More Accurate and Comprehensive Whole Genome Assembly
News Jun 30, 2015
The methodology enabled researchers to detect complex forms of genomic variation, critically important for their association with human disease, but previously difficult to detect. The study was a collaboration with scientists at European Molecular Biology Lab, Weill Cornell Medical College, Cold Spring Harbor Laboratory, Rockefeller University, University of California, San Francisco, Pacific Biosciences, and BioNano Genomics.
Conventional next-generation sequencing (NGS) techniques are able to accurately detect certain types of variation, such as single nucleotide variants and small insertions or deletions, but miss many large or complex forms of genomic variation that are associated with human disease. Further, these previous approaches are poorly suited for completely de novo analysis of genomes and for phasing the maternal and paternal haplotypes of an individual.
“We created a high-throughput strategy that builds highly contiguous de novogenomes without the need for complex jumping libraries or targeted approaches. This strategy, in some cases, automatically resolved complete arms of chromosomes,” said Ali Bashir, PhD, Assistant Professor of Genetics and Genomics at the Icahn School of Medicine and senior author of the study. “While we focused this study on a human genome, the method can be applied to any new genome, including those with high genomic complexity, such as plants, that have been extremely challenging to study.”
To overcome limitations with existing NGS methods, the study authors combined two single molecule approaches: long read sequencing from Pacific Biosciences and Nanochannel Array technology from BioNano Genomics. Pacific Biosciences sequencing enables reads exceeding 10kb in length, which can directly resolve and phase complex forms of variation. The NanoChannel Array from BioNano confines and linearizes DNA molecules up to megabases in length to provide high-resolution sequence motif physical maps, termed ‘genome maps’.
The researchers studied the NA12878 diploid genome, a well-sequenced sample that is part of the 1000 Genomes project and often used for benchmarking new techniques. The study authors mapped variation and built assemblies with both technologies, then combined the two to create a “hybrid” assembly that dramatically improved the contiguity of each. The resulting hybrid assembly N50s, the length such that 50% of all base pairs are contained in scaffolds of the given length or longer, approach 30Mb - on par with the best assemblies to date at a fraction of the cost and labor.

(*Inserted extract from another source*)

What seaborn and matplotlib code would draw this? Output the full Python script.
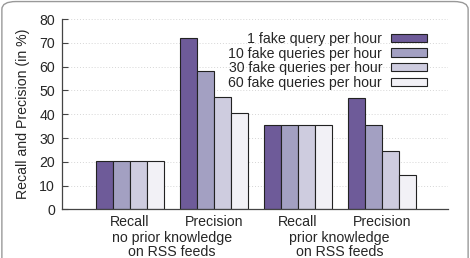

“The study revealed an unprecedented view of genomic complexity, in many cases identifying regions overlooked by conventional sequencing or further refining previously known genetic variant classes,” said study co-author Jan Korbel, PhD, Group Leader at the European Molecular Biology Laboratory. “We had notable success in challenging regions such as inversions and tandem repeats,” added co-author Robert Sebra, PhD, Assistant Professor of Genetics and Genomic Sciences at the Icahn School of Medicine. “For example, a systematic underrepresentation of tandem repeat sizes was observed in the human reference genomes. Such expansions, as we observed within the LPA gene which has been associated with plasmid lipid levels, are increasingly being identified as important markers for disease.”
“By using a powerful combination of new technologies, we can finally begin to circumvent biases induced by overreliance on a single reference genome” said co-author Eric Schadt, PhD, Founding Director of the Icahn Institute, and Professor of Genomics at the Icahn School of Medicine. “Fully de novo approaches will increasingly become standard practice to enable direct and comprehensive characterization of genome variation. This will accelerate our understanding of the links to human diseases that such variations induce.”